Proportionately, Word of Mouth is represented just as favorably. Six of its seven songs are here on Anthology, leaving out the 12-minute take of “Liberty City”. And what a brilliantly weird album Word of Mouth was. It begins with a bafflingly fast composition called “Crisis” where Pastorius plays seemingly every note on the neck as the horns scramble for a place to live. “Crisis” doesn’t seem to have a center or a main idea driving it, but it somehow feels like an appropriate opener. His band channel the majesty of the far east for “Chromatic Fantasy” and ram the Beatles’s “Blackbird” through a polyphonic skewer. Both tracks are short and end abruptly, as if someone accidentally sat on the mixing desk. And though Pastorius seemed to be taking a boppier direction in his solo career at this point, “Three Views of a Secret” and “John and Mary” demonstrate that he still had an element of Weather Report-esque fusion in his system.

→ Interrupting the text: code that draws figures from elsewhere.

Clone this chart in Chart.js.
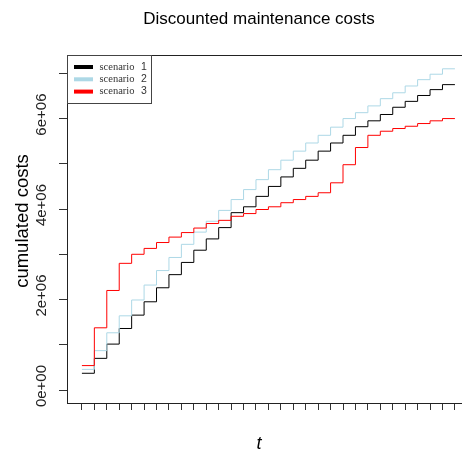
<!DOCTYPE html>
<html>
<head>
<meta charset="utf-8">
<script src="https://cdn.jsdelivr.net/npm/chart.js@4.4.1/dist/chart.umd.min.js"></script>
<style>
  body { margin: 0; background: #fff; }
  canvas { display: block; }
</style>
</head>
<body>
<canvas id="costChart" width="462" height="452"></canvas>
<script>
// periods (x positions of the steps)
const periods = [0, 1, 2, 3, 4, 5, 6, 7, 8, 9, 10, 11, 12, 13, 14, 15,
  16, 17, 18, 19, 20, 21, 22, 23, 24, 25, 26, 27, 28, 29, 30];

// cumulated discounted costs per scenario
const scenario1 = [370000, 700000, 1015000, 1360000, 1655000, 1950000, 2260000, 2550000,
  2820000, 3090000, 3340000, 3590000, 3920000, 4050000, 4280000, 4500000, 4710000,
  4900000, 5080000, 5280000, 5460000, 5630000, 5820000, 5950000, 6090000, 6250000,
  6380000, 6510000, 6640000, 6750000, 6750000];
const scenario2 = [456000, 870000, 1265000, 1640000, 1990000, 2320000, 2640000, 2930000,
  3220000, 3490000, 3730000, 3970000, 4210000, 4430000, 4650000, 4870000, 5080000,
  5280000, 5460000, 5630000, 5810000, 6000000, 6130000, 6280000, 6440000, 6570000,
  6720000, 6860000, 6980000, 7100000, 7100000];
const scenario3 = [540000, 1375000, 2200000, 2800000, 3000000, 3130000, 3260000, 3380000,
  3480000, 3580000, 3680000, 3750000, 3840000, 3900000, 3990000, 4050000, 4140000,
  4210000, 4280000, 4360000, 4580000, 4980000, 5360000, 5630000, 5720000, 5780000,
  5830000, 5890000, 5950000, 6000000, 6000000];

const legendWords = ["scenario", "scenario", "scenario"];
const legendNumbers = ["1", "2", "3"];
const seriesColors = ["#000000", "#add8e6", "#ff0000"];

const yTickValues = [0, 1000000, 2000000, 3000000, 4000000, 5000000, 6000000, 7000000];
const yTickLabels = ["0e+00", "", "2e+06", "", "4e+06", "", "6e+06", ""];

const titleText = "Discounted maintenance costs";
const xTitle = "t";
const yTitle = "cumulated costs";

const toPoints = (values) => periods.map((t, i) => ({ x: t, y: values[i] }));

const decorations = {
  id: "decorations",
  afterDraw(chart) {
    const { ctx, chartArea, scales } = chart;
    ctx.save();

    // top of the box
    ctx.strokeStyle = "#222";
    ctx.lineWidth = 1;
    ctx.beginPath();
    ctx.moveTo(chartArea.left, Math.round(chartArea.top) + 0.5);
    ctx.lineTo(chartArea.right, Math.round(chartArea.top) + 0.5);
    ctx.stroke();

    ctx.fillStyle = "#000";
    // title
    ctx.font = "17px 'Liberation Sans', Arial, sans-serif";
    ctx.textAlign = "center";
    ctx.textBaseline = "alphabetic";
    ctx.fillText(titleText, 259, 23.5);

    // x label
    ctx.font = "italic 18px 'Liberation Sans', Arial, sans-serif";
    ctx.fillText(xTitle, 259, 449);

    // y label
    ctx.save();
    ctx.translate(27.5, 221);
    ctx.rotate(-Math.PI / 2);
    ctx.font = "18.5px 'Liberation Sans', Arial, sans-serif";
    ctx.fillText(yTitle, 0, 0);
    ctx.restore();

    // y tick labels, written along the axis like R does
    ctx.font = "15px 'Liberation Sans', Arial, sans-serif";
    ctx.fillStyle = "#222";
    yTickValues.forEach((v, i) => {
      if (!yTickLabels[i]) return;
      const y = scales.y.getPixelForValue(v);
      ctx.save();
      ctx.translate(46, y - 4);
      ctx.rotate(-Math.PI / 2);
      ctx.fillText(yTickLabels[i], 0, 0);
      ctx.restore();
    });

    // legend box
    const lx = chartArea.left, ly = chartArea.top;
    ctx.fillStyle = "#fff";
    ctx.fillRect(lx, ly, 84, 48);
    ctx.strokeStyle = "#444";
    ctx.strokeRect(Math.round(lx) + 0.5, Math.round(ly) + 0.5, 84, 48);
    legendNumbers.forEach((num, i) => {
      const ry = ly + 12 + i * 12.3;
      ctx.strokeStyle = seriesColors[i];
      ctx.lineWidth = 4;
      ctx.beginPath();
      ctx.moveTo(lx + 7, ry);
      ctx.lineTo(lx + 26, ry);
      ctx.stroke();
      ctx.fillStyle = "#333";
      ctx.textAlign = "left";
      ctx.textBaseline = "middle";
      ctx.font = "10.5px 'Liberation Serif', 'Times New Roman', serif";
      ctx.fillText(legendWords[i], lx + 32.5, ry);
      ctx.font = "10.5px 'Liberation Sans', Arial, sans-serif";
      ctx.fillText(num, lx + 74, ry);
    });

    ctx.restore();
  }
};

new Chart(document.getElementById("costChart"), {
  type: "line",
  data: {
    datasets: [
      { label: "scenario 1", data: toPoints(scenario1), borderColor: seriesColors[0], order: 3 },
      { label: "scenario 2", data: toPoints(scenario2), borderColor: seriesColors[1], order: 2 },
      { label: "scenario 3", data: toPoints(scenario3), borderColor: seriesColors[2], order: 1 },
    ].map((d) => ({ ...d, borderWidth: 1, pointRadius: 0, stepped: true, fill: false })),
  },
  options: {
    responsive: false,
    animation: false,
    devicePixelRatio: 1,
    layout: { padding: { top: 55, right: 0, bottom: 0, left: 0 } },
    plugins: {
      legend: { display: false },
      title: { display: false },
      tooltip: { enabled: false },
    },
    scales: {
      x: {
        type: "linear",
        min: -1.2,
        max: 30.57,
        afterBuildTicks: (scale) => {
          scale.ticks = periods.map((v) => ({ value: v }));
        },
        afterFit: (scale) => {
          scale.height = 49;
        },
        ticks: { display: false },
        grid: { drawOnChartArea: false, drawTicks: true, tickLength: 7, color: "#333" },
        border: { display: true, color: "#222", width: 1 },
      },
      y: {
        type: "linear",
        min: -287000,
        max: 7405000,
        afterBuildTicks: (scale) => {
          scale.ticks = yTickValues.map((v) => ({ value: v }));
        },
        afterFit: (scale) => {
          scale.width = 67;
        },
        ticks: { display: false },
        grid: { drawOnChartArea: false, drawTicks: true, tickLength: 8, color: "#333" },
        border: { display: true, color: "#222", width: 1 },
      },
    },
  },
  plugins: [decorations],
});
</script>
</body>
</html>
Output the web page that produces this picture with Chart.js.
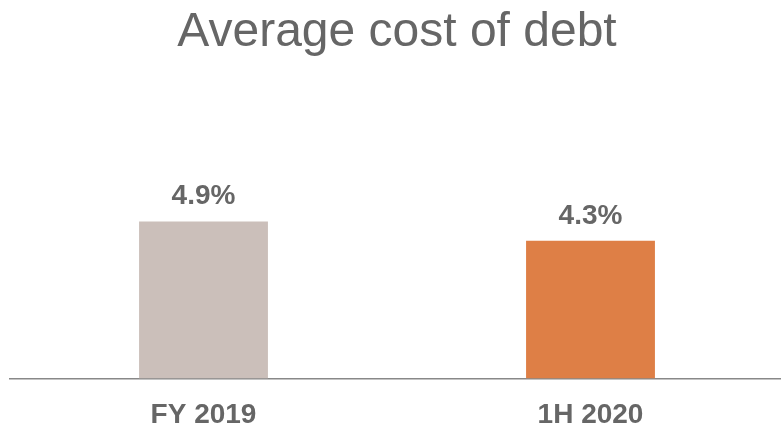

Anthology: The Warner Bros. Years wraps up with the three outsider tracks mentioned earlier: “Nativity”, Mood Swings” and “Donna Lee”. “Nativity” comes from percussionist Airto Moreira’s 1977 Warner release I’m Fine, How Are You? and “Mood Swings” is drawn from guitarist Mike Stern’s 1986 album Upside Down. Pastorius’ presence is felt heavily on “Nativity”, a track that swings from ambient world to something with considerably more drive to it. The duet with Mike Stern is some intense straight up jam fusion. The live recording of the Charlie Parker tune “Donna Lee”, the one and only exclusive to Anthology, just doesn’t feel worth it to me.

Given how this release is just a few minutes shy of two hours long, Rhino and Warner Brothers probably should have just remastered all three of the Warner albums and presented them in one package. Compiling material from three discs for a two-disc collection seems a little strange. So while the quality of Jaco Pastorius’s music was consistently above average during this time, there is no great need to consolidate it all in such a manner.